Bibliotheca Bibliographica Neerlandica Series Maior, Volume 3. Leiden: Brill | hes & De Graaf, 2015. Pp. lxxxv + 1011. Hb, 350 Euros/$453.
Between 1980 and 1983, Leon Voet published in six volumes the bibliography of the works printed and published by the famous Christopher Plantin (1520–1589) at Antwerp and Leiden (Amsterdam: Van Hoeve, 1980–1983). Now, more than thirty years later, a similar bibliography by Dirk Imhof is dedicated to Jan Moretus i (1543–1610), who ran the Plantin Press immediately following Plantin’s death.
The book opens with a thorough biography of Jan Moretus, whose family name originally was Moerentorf. Moretus, involved in the operation of the Officina Plantiniana from the very beginning (about 1558), knew Greek, Latin, Spanish, Italian, French, German, and Flemish. In 1570, he married Martine, Plantin’s second daughter. Both Plantin and his son-in-law took the radical Hendrik Jansen van Barrefelt as their spiritual guide. Many years later, Barrefelt helped to solve the conflict over the inheritance of Christopher Plantin, who wanted Jan Moretus to be the only heir of the press.
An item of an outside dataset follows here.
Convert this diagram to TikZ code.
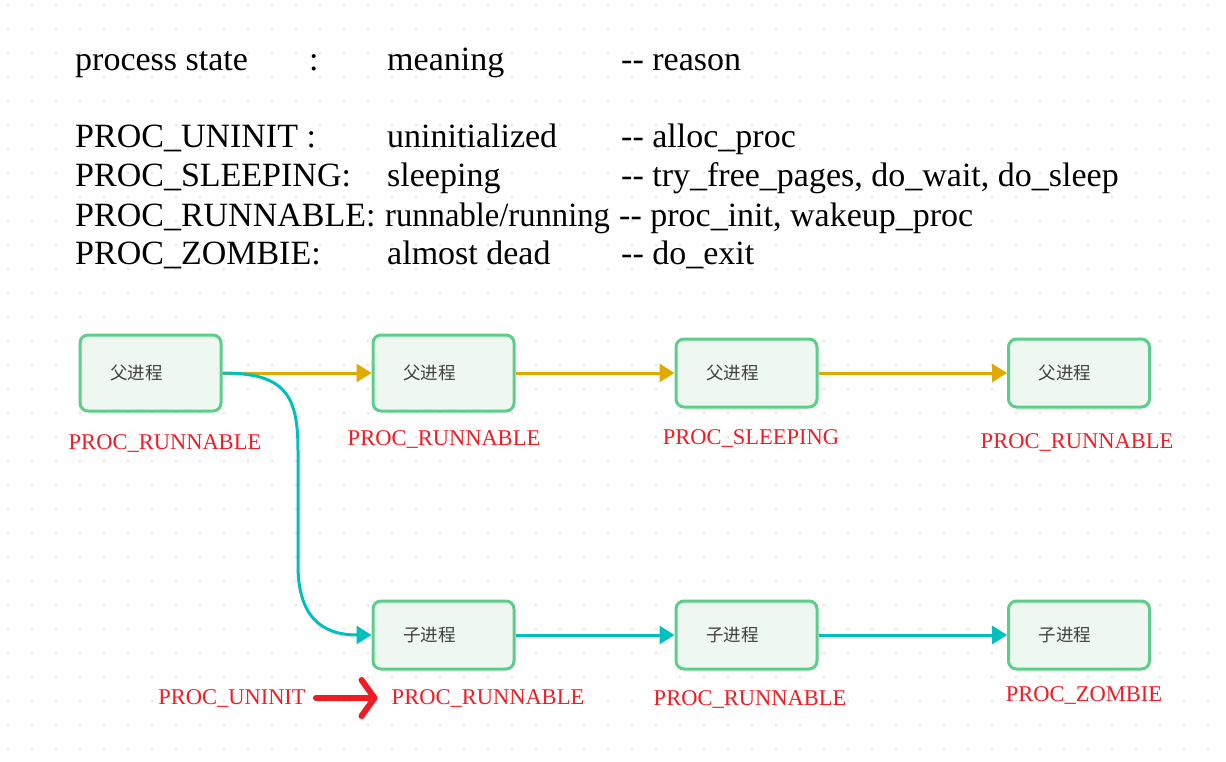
\documentclass[tikz,border=0pt]{standalone}
\usepackage{fontspec}
\setmainfont{Liberation Serif}
\newfontfamily\cjk{Noto Sans CJK SC}
\usetikzlibrary{arrows.meta}

\definecolor{boxline}{HTML}{5CCE8A}
\definecolor{boxfill}{HTML}{EEF8F1}
\definecolor{boxtext}{HTML}{404040}
\definecolor{parentline}{HTML}{E0AA00}
\definecolor{childline}{HTML}{00BFBF}
\definecolor{statered}{HTML}{F01C24}
\definecolor{gridgrey}{HTML}{D9D9D9}

\tikzset{
  procbox/.style={draw=boxline, fill=boxfill, line width=3pt, rounded corners=8pt,
    minimum height=68pt, text width=81pt, inner xsep=30pt, align=left,
    font=\cjk\fontsize{17.5}{20}\selectfont, text=boxtext},
  statelbl/.style={text=statered, inner sep=0pt, font=\fontsize{22.5}{24}\selectfont},
  hdtext/.style={anchor=base west, inner sep=0pt, font=\fontsize{34}{36}\selectfont},
  parentarrow/.style={draw=parentline, line width=3pt, -{Triangle[length=15pt,width=18pt]}},
  childarrow/.style={draw=childline, line width=3pt, -{Triangle[length=15pt,width=18pt]}},
}

\begin{document}
\begin{tikzpicture}[x=1pt, y=-1pt]

\useasboundingbox (0,0) rectangle (1226,762);
\fill [white] (0,0) rectangle (1226,762);
\foreach \x in {8,32,...,1226}
  \foreach \y in {5,29,...,762}
    \fill [gridgrey] (\x,\y) circle (1.1pt);

% table of states
\node [hdtext] (hstate) at (75,71) {process state};
\node [hdtext] (hcolon) at (309,71) {:};
\node [hdtext] (hmean) at (387,71) {meaning};
\node [hdtext] (hreason) at (621,71) {-{}- reason};

\node [hdtext] (suninit) at (75,148) {PROC\_UNINIT :};
\node [hdtext] (muninit) at (387,148) {uninitialized};
\node [hdtext] (runinit) at (621,148) {-{}- alloc\_proc};
\node [hdtext] (ssleep) at (75,187) {PROC\_SLEEPING:};
\node [hdtext] (msleep) at (387,187) {sleeping};
\node [hdtext] (rsleep) at (621,187) {-{}- try\_free\_pages, do\_wait, do\_sleep};
\node [hdtext] (srun) at (75,226) {PROC\_RUNNABLE:};
\node [hdtext, xscale=.96] (mrun) at (385,226) {runnable/running};
\node [hdtext] (rrun) at (619,226) {-{}- proc\_init, wakeup\_proc};
\node [hdtext] (szomb) at (75,265) {PROC\_ZOMBIE:};
\node [hdtext] (mzomb) at (387,265) {almost dead};
\node [hdtext] (rzomb) at (621,265) {-{}- do\_exit};

% parent process
\node [procbox, minimum height=76pt] (p1) at (150.5,373) {父进程};
\node [procbox, minimum height=76pt] (p2) at (443.5,373) {父进程};
\node [procbox] (p3) at (746.5,373) {父进程};
\node [procbox] (p4) at (1079,373) {父进程};

\node [statelbl] (lp1) at (165,443) {PROC\_RUNNABLE};
\node [statelbl] (lp2) at (444,439) {PROC\_RUNNABLE};
\node [statelbl] (lp3) at (751,438) {PROC\_SLEEPING};
\node [statelbl] (lp4) at (1077,442) {PROC\_RUNNABLE};

\draw [parentarrow] (p1.east) -- (p2.west);
\draw [parentarrow] (p2.east) -- (p3.west);
\draw [parentarrow] (p3.east) -- (p4.west);

% child process
\node [procbox] (c1) at (443.5,635) {子进程};
\node [procbox] (c2) at (746.5,635) {子进程};
\node [procbox] (c3) at (1079,635) {子进程};

\node [statelbl] (lc0) at (232,698) {PROC\_UNINIT};
\node [statelbl] (lc1) at (488,698) {PROC\_RUNNABLE};
\node [statelbl] (lc2) at (750,699) {PROC\_RUNNABLE};
\node [statelbl] (lc3) at (1084,695) {PROC\_ZOMBIE};

\draw [childarrow] (p1.east) .. controls (285,373) and (298,395) .. (298,450) -- (298,565)
  .. controls (298,615) and (320,635) .. (c1.west);
\draw [childarrow] (c1.east) -- (c2.west);
\draw [childarrow] (c2.east) -- (c3.west);

\draw [statered, line width=6pt, line cap=round, shorten <=10pt, shorten >=14pt,
  -{Straight Barb[length=13pt,width=36pt,round]}] (lc0.east) -- (lc1.west);

\end{tikzpicture}
\end{document}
The Moretus family was on good terms with the Jesuits. As early as 1593, the Flemish provincial had decided that books should be published exclusively by Moretus i. The eldest son of Jan Moretus and Martine Plantin, Melchior, studied at the Jesuit college in Douai, and had plans to join the Society, which refused to accept him because of his allegedly troubled mind. Theodorus (1602–1667), son of Jan’s brother, Peter Moretus, and Plantin’s youngest daughter Henriette, did join the Society, and became a noted mathematician in Prague. Another relative with Jesuit connections was Jan’s cousin on the maternal side, Peter Gras, SJ (1555–1613), who was very helpful in personal matters as well as in the book business.
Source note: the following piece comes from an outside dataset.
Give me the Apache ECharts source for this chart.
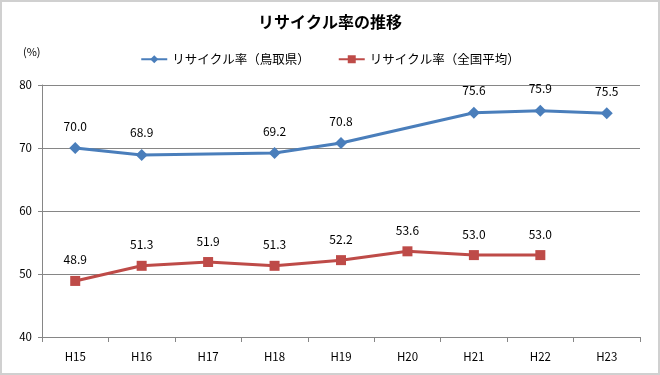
<!DOCTYPE html>
<html>
<head>
<meta charset="utf-8">
<script src="https://cdn.jsdelivr.net/npm/echarts@6/dist/echarts.min.js"></script>
<style>
html,body{margin:0;padding:0;background:#fff;}
#main{width:656px;height:371px;border:2px solid #d0d0d0;}
</style>
</head>
<body>
<div id="main"></div>
<script>
var categories = ['H15', 'H16', 'H17', 'H18', 'H19', 'H20', 'H21', 'H22', 'H23'];
// 鳥取県 (H17, H20 はデータなし)
var tottori = [70.0, 68.9, null, 69.2, 70.8, null, 75.6, 75.9, 75.5];
// 全国平均
var national = [48.9, 51.3, 51.9, 51.3, 52.2, 53.6, 53.0, 53.0, null];

var font = '"Noto Sans CJK JP", "Liberation Sans", sans-serif';

function fmt(p){
	return p.value == null ? '' : p.value.toFixed(1);
}

var myChart = echarts.init(document.getElementById('main'));
var option = {
	animation: false,
	textStyle: {fontFamily: font},
	title: {
		text: 'リサイクル率の推移',
		left: 'center',
		top: 7,
		textStyle: {fontSize: 16, fontWeight: 'bold', color: '#000', fontFamily: font}
	},
	legend: {
		top: 46,
		left: 'center',
		itemGap: 28,
		itemWidth: 26,
		itemHeight: 10,
		textStyle: {fontSize: 12.5, color: '#000', fontFamily: font},
		data: ['リサイクル率（鳥取県）', 'リサイクル率（全国平均）']
	},
	graphic: [{
		type: 'text',
		left: 21,
		top: 44,
		style: {text: '(%)', fontSize: 11, fill: '#000', fontFamily: font}
	}],
	grid: {left: 40, right: 18, top: 83, bottom: 36},
	xAxis: {
		type: 'category',
		data: categories,
		boundaryGap: true,
		axisLine: {lineStyle: {color: '#868686'}},
		axisTick: {show: true, length: 5, lineStyle: {color: '#868686'}},
		axisLabel: {fontSize: 11.5, color: '#000', margin: 14}
	},
	yAxis: {
		type: 'value',
		min: 40,
		max: 80,
		interval: 10,
		axisLine: {show: true, lineStyle: {color: '#868686'}},
		axisTick: {show: true, length: 4, lineStyle: {color: '#868686'}},
		axisLabel: {fontSize: 11.5, color: '#000', margin: 10},
		splitLine: {lineStyle: {color: '#868686'}}
	},
	series: [
		{
			name: 'リサイクル率（鳥取県）',
			type: 'line',
			data: tottori,
			connectNulls: true,
			symbol: 'diamond',
			symbolSize: 12,
			lineStyle: {width: 3, color: '#4a7ebb'},
			itemStyle: {color: '#4a7ebb'},
			label: {show: true, position: 'top', distance: 10, fontSize: 12, color: '#000', formatter: fmt}
		},
		{
			name: 'リサイクル率（全国平均）',
			type: 'line',
			data: national,
			symbol: 'rect',
			symbolSize: 10,
			lineStyle: {width: 3, color: '#be4b48'},
			itemStyle: {color: '#be4b48'},
			label: {show: true, position: 'top', distance: 10, fontSize: 12, color: '#000', formatter: fmt}
		}
	]
};
myChart.setOption(option);
</script>
</body>
</html>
The biography is followed by a chapter on the characteristics of Jan Moretus’s editions. By the end of his life, he had raised the number of working presses to seven, far fewer than the sixteen of Plantin during his peak years, but nevertheless the largest in the Southern Netherlands, and one of the largest in the whole of Europe. Moretus produced 702 editions, an average of nearly thirty-two per year, along with 554 broadsheets of announcements by the city of Antwerp. Considered by subject, 49.15 % of Moretus’s editions concerned religion (345, among them 124 liturgical editions and prayer books); 11.68 % history (82); 10.68 % humanism and literature (75); 7.83 % government publications (55); 7.69 % classical authors (54); 7.41 % language studies (52); and so on.
Jan Moretus published a number of very popular devotional works by prominent Jesuits, which were often reprinted and translated into several languages. These included the Manuale catholicorum by Peter Canisius (published three times in Latin, five times in French, and five times in Dutch), and the Libellus sodalitatis by Franciscus Costerus (published four times in Latin, once in French, and twice in Dutch). Jan David was the first of a long series of Jesuits to have an emblem book (with many engravings) printed in Antwerp. David was also the author of a literary work in the vernacular, Lot van wiisheyd ende goed geluck (1606). Since some Jesuits found Moretus’s editions too costly and too slow to appear, Moretus lost his monopoly for the printing of books for the Society’s schools to his Antwerp colleague Joachim Trognesius. There are many more books by Jesuit authors that Jan Moretus published over the years, e.g. catalogues for the Jesuit colleges of Antwerp, Bruges, Ghent, and Courtrai, of which no copies seem to have survived. The press also produced the works of such prominent members of the Society as (in chronological order) Robert Bellarmine, Luis Frois, Thomas Sailly, Manuel Álvares, Martin Delrio, Carlo Scribani, Jerónimo Nadal, Heribert Rosweyde, and Pedro de Ribadeneyra.
The bibliography presents authors in alphabetical order; each description follows the pattern established by Voet in his Plantin volumes: a biographical note, a short title, a transcription of the title page, the collation of the text, its contents, illustrations (when present), copies, references, and very valuable notes from the Plantin archives. The bibliography is followed by several appendices, such as references to archival documents from the Plantin-Moretus Museum; printer’s devices; an index of names; an alphabetical list of titles (in the headline called “List of anonymous titles”); a chronological list of the editions; editions by language; editions printed for or by others; and editions by subject.
This is an important book, but could have been better had certain data been more complete. First of all, the headlines of the bibliography proper should have given the names of the authors presented on a particular page, instead of mentioning only “BIBLIOGRAPHY” on all 878 pages. When Imhof mentions copies of a publication, he does not provide all shelf numbers, an addition that would have helped researchers considerably. Finally, the important bibliography on Jesuit publications by Alsatian Jesuit Carlos Sommervogel (5) should not be presented as “dbs” (De Backer & Sommervogel), a mistake made very often in bibliographical and historical works; it is the work of Sommervogel alone.